«Мир душам моих почтенных родителей, да будет благословен их прах, да не забудутся их добродетели! И пусть дочь их всю жизнь будет помнить об этой праведности, а перед смертью утешится тем, что эта память ею не запятнана!» С этой тайной молитвой единственная представительница семейства Беверли покидала дом своего детства. Слезы, вызванные печальными воспоминаниями, наполнили ее глаза и помешали бросить последний взгляд на родной город.
Прекрасной путешественнице, Сесилии, недавно пошел двадцать первый год. Ее предки были богатыми фермерами в графстве Суффолк, однако отец Сесилии, человек утонченный, вел уединенную жизнь помещика и не стремился приумножить унаследованное им состояние. Сесилия потеряла его в ранней юности, а ее мать ненадолго пережила мужа. Родители оставили ей десять тысяч фунтов и поручили ее заботам дяди – декана [1] *** собора. У этого господина, в руках которого волей обстоятельств сосредоточились владения возвысившегося и разбогатевшего рода, она и провела предыдущие четыре года. Всего несколько недель назад этот последний родственник Сесилии умер, и она сделалась наследницей поместья с годовым доходом в три тысячи фунтов, но с одним условием: в случае замужества жених получит ее руку и богатства, только если возьмет и ее имя.
Многим обязанная своему состоянию, природе Сесилия была обязана еще бо́льшим: изящными формами, благородным сердцем, одухотворенными чертами лица, красноречиво свидетельствовавшими о здравомыслии и чувствительности.
До совершеннолетия мисс Беверли заботы о ней и ее состоянии декан возложил на трех опекунов, у одного из которых она по собственному выбору должна была поселиться. Но девушка мечтала пожить в сельской тиши, у своей престарелой приятельницы, которую знала и любила с детства.
Разумеется, дом декана ей пришлось оставить, и там водворился его нетерпеливый преемник. А Сесилию уже ждали в поместье ее великодушного друга – миссис Чарльтон, доброта и чуткость которой не оставляли девушке желать иного. Она поселилась здесь после похорон дяди и была не прочь остаться насовсем, но опекуны вынудили ее уехать. Девушка неохотно подчинилась. Ей пришлось проститься с друзьями юности и местом, где упокоились ее близкие. В обществе одного из опекунов и пары слуг она отправилась в путешествие из Бери в Лондон.
Сопровождавший ее мистер Харрел находился в полном расцвете сил и был беспечным светским повесой. Это не помешало декану назначить его опекуном, чтобы доставить удовольствие племяннице. Мистер Харрел был женат на любимой подруге детства Сесилии.

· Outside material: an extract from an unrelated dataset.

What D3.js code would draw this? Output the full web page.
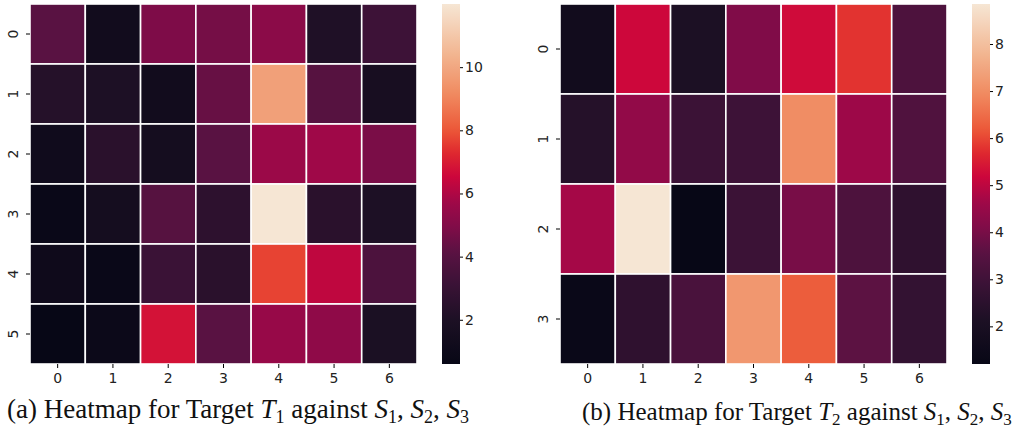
<!DOCTYPE html>
<head>
    <meta charset="utf-8"/>
    <script src="https://d3js.org/d3.v7.min.js"></script>
    <style>
        body { margin: 0; background: #fff; }
        text { font-family: "DejaVu Sans", sans-serif; }
        .cap { font-family: "Liberation Serif", "Times New Roman", serif; }
    </style>
</head>
<body>
<script>
    var width = 1019, height = 435;

    // rocket-like colormap
    var cmapPos = [0, 0.12, 0.22, 0.31, 0.38, 0.45, 0.52, 0.59, 0.65, 0.75, 0.86, 1];
    var cmapCol = ["#070716", "#1c1024", "#3a1236", "#5a1242", "#800c48", "#a00848",
        "#cc063c", "#e02a2e", "#ec5838", "#f08a60", "#f2b590", "#f6e6d4"];

    // panel (a): target T1, 6 rows x 7 cols
    var rowsA = ["0", "1", "2", "3", "4", "5"];
    var colsA = ["0", "1", "2", "3", "4", "5", "6"];
    var valuesA = [
        [4.1, 1.3, 4.9, 4.7, 5.2, 2.1, 3.2],
        [2.3, 2.0, 1.3, 4.4, 9.8, 4.0, 1.7],
        [1.2, 2.5, 1.5, 4.1, 5.6, 5.7, 4.8],
        [0.8, 1.5, 4.0, 2.6, 12.0, 2.5, 2.0],
        [1.1, 0.8, 3.1, 2.5, 7.7, 6.3, 3.7],
        [0.6, 0.9, 6.8, 4.1, 5.5, 5.3, 1.9]
    ];
    var ticksA = [2, 4, 6, 8, 10];

    // panel (b): target T2, 4 rows x 7 cols
    var rowsB = ["0", "1", "2", "3"];
    var colsB = ["0", "1", "2", "3", "4", "5", "6"];
    var valuesB = [
        [1.66, 5.2, 2.1, 4.1, 5.25, 5.8, 3.3],
        [2.35, 4.4, 2.9, 2.95, 7.0, 4.6, 3.35],
        [4.7, 8.85, 1.2, 2.9, 4.0, 3.3, 2.6],
        [1.35, 2.6, 3.2, 7.2, 6.25, 3.6, 2.7]
    ];
    var ticksB = [2, 3, 4, 5, 6, 7, 8];

    var svg = d3.select("body").append("svg")
        .attr("width", width)
        .attr("height", height);

    var defs = svg.append("defs");
    var interp = d3.scaleLinear().domain(cmapPos).range(cmapCol)
        .interpolate(d3.interpolateRgb).clamp(true);

    function heatmap(id, opts, rows, cols, values, ticks) {
        var g = svg.append("g");
        var flat = d3.merge(values);
        var color = d3.scaleSequential(interp).domain(d3.extent(flat));

        var x = d3.scaleBand().domain(cols).range([opts.x0, opts.x1]);
        var y = d3.scaleBand().domain(rows).range([opts.y0, opts.y1]);

        var cells = [];
        values.forEach(function (row, i) {
            row.forEach(function (v, j) {
                cells.push({r: rows[i], c: cols[j], v: v});
            });
        });

        g.selectAll("rect.cell").data(cells).join("rect")
            .attr("class", "cell")
            .attr("x", function (d) { return x(d.c); })
            .attr("y", function (d) { return y(d.r); })
            .attr("width", x.bandwidth())
            .attr("height", y.bandwidth())
            .attr("fill", function (d) { return color(d.v); })
            .attr("stroke", "#fff")
            .attr("stroke-width", 1.6);

        // x axis
        var xa = g.append("g").attr("transform", "translate(0," + opts.y1 + ")")
            .call(d3.axisBottom(x).tickSize(4).tickPadding(5));
        xa.select(".domain").remove();
        xa.selectAll("text").attr("font-size", 14).attr("fill", "#222")
            .style("font-family", "DejaVu Sans, sans-serif");

        // y axis, labels rotated
        var ya = g.append("g").attr("transform", "translate(" + opts.x0 + ",0)")
            .call(d3.axisLeft(y).tickSize(4).tickPadding(6));
        ya.select(".domain").remove();
        ya.selectAll("text").attr("font-size", 14).attr("fill", "#222")
            .style("font-family", "DejaVu Sans, sans-serif")
            .attr("text-anchor", "middle")
            .attr("dy", null)
            .attr("x", null)
            .attr("transform", "translate(-16,0) rotate(-90)")
            .attr("dominant-baseline", "middle");

        // colorbar
        var cb = d3.scaleLinear().domain(color.domain()).range([opts.y1, opts.y0]);
        var grad = defs.append("linearGradient").attr("id", id)
            .attr("x1", 0).attr("y1", 1).attr("x2", 0).attr("y2", 0);
        d3.range(0, 1.0001, 0.02).forEach(function (t) {
            grad.append("stop").attr("offset", t).attr("stop-color", interp(t));
        });
        g.append("rect")
            .attr("x", opts.cbx).attr("y", opts.y0)
            .attr("width", 18).attr("height", opts.y1 - opts.y0)
            .attr("fill", "url(#" + id + ")");
        var ca = g.append("g").attr("transform", "translate(" + (opts.cbx + 18) + ",0)")
            .call(d3.axisRight(cb).tickValues(ticks).tickSize(3).tickPadding(2));
        ca.select(".domain").remove();
        ca.selectAll("text").attr("font-size", 14).attr("fill", "#222")
            .style("font-family", "DejaVu Sans, sans-serif");

        // caption
        var fs = opts.capSize, sub = Math.round(fs * 0.68);
        var cap = svg.append("text").attr("class", "cap")
            .attr("x", opts.capx).attr("y", opts.capy)
            .attr("font-size", fs).attr("fill", "#111");
        cap.append("tspan").text(opts.label + " Heatmap for Target ");
        cap.append("tspan").attr("font-style", "italic").text("T");
        cap.append("tspan").attr("font-size", sub).attr("dy", 5).text(opts.t);
        cap.append("tspan").attr("dy", -5).text(" against ");
        [1, 2, 3].forEach(function (k, i) {
            cap.append("tspan").attr("font-style", "italic").text("S");
            cap.append("tspan").attr("font-size", sub).attr("dy", 5).text(k);
            cap.append("tspan").attr("dy", -5).text(i < 2 ? ", " : "");
        });
    }

    heatmap("gradA", {x0: 30, x1: 417, y0: 4, y1: 364, cbx: 442, capx: 7, capy: 418, capSize: 27,
        label: "(a)", t: "1"}, rowsA, colsA, valuesA, ticksA);
    heatmap("gradB", {x0: 560, x1: 947, y0: 4, y1: 364, cbx: 972, capx: 582, capy: 420, capSize: 25,
        label: "(b)", t: "2"}, rowsB, colsB, valuesB, ticksB);
</script>
</body>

В дороге он прилежно старался рассеять меланхолию своей спутницы. Сесилия, в характере которой кротость сочеталась с чувством собственного достоинства и стойкостью, не позволила его добрым намерениям остаться втуне. Она послала воздушный поцелуй мелькнувшему вдали мирному холму, на котором стоял ее родной город, и попыталась выкинуть мысли о прошлом.
Однако ее душевный покой должен был подвергнуться новому, хотя и более легкому испытанию: впереди была встреча с еще одним другом и еще одно расставание. На расстоянии семи миль от Бери жил мистер Монктон, богатейший и влиятельнейший человек в округе. В его доме Сесилию с опекуном ждали на прощальный завтрак. Мистер Монктон – младший отпрыск благородного семейства – был человек способный, просвещенный и дальновидный. Врожденный ум он обогатил глубоким знанием мира, а тончайший дар постигать чужие характеры – талантом скрывать свой собственный. В молодости, страстно мечтая о достатке и власти, он женился на богатой и знатной вдове, чей преклонный возраст – шестьдесят семь лет – представлялся отнюдь не главным пороком. Нрав ее был куда омерзительней морщин. Большая разница в возрасте позволяла мистеру Монктону надеяться, что состояние, приобретенное с помощью этого брака, вскоре освободится от обременения в виде его владелицы, но корыстные мечты всё не сбывались. Он был женат уже десять лет, а супруга по-прежнему здравствовала и находилась в ясном рассудке. Впрочем, мистер Монктон не утратил бодрости и вкуса к радостям жизни и проводил время в изысканных развлечениях. В отношениях с женой он соблюдал внешнюю благопристойность и потому повсюду был принят и весьма уважаем.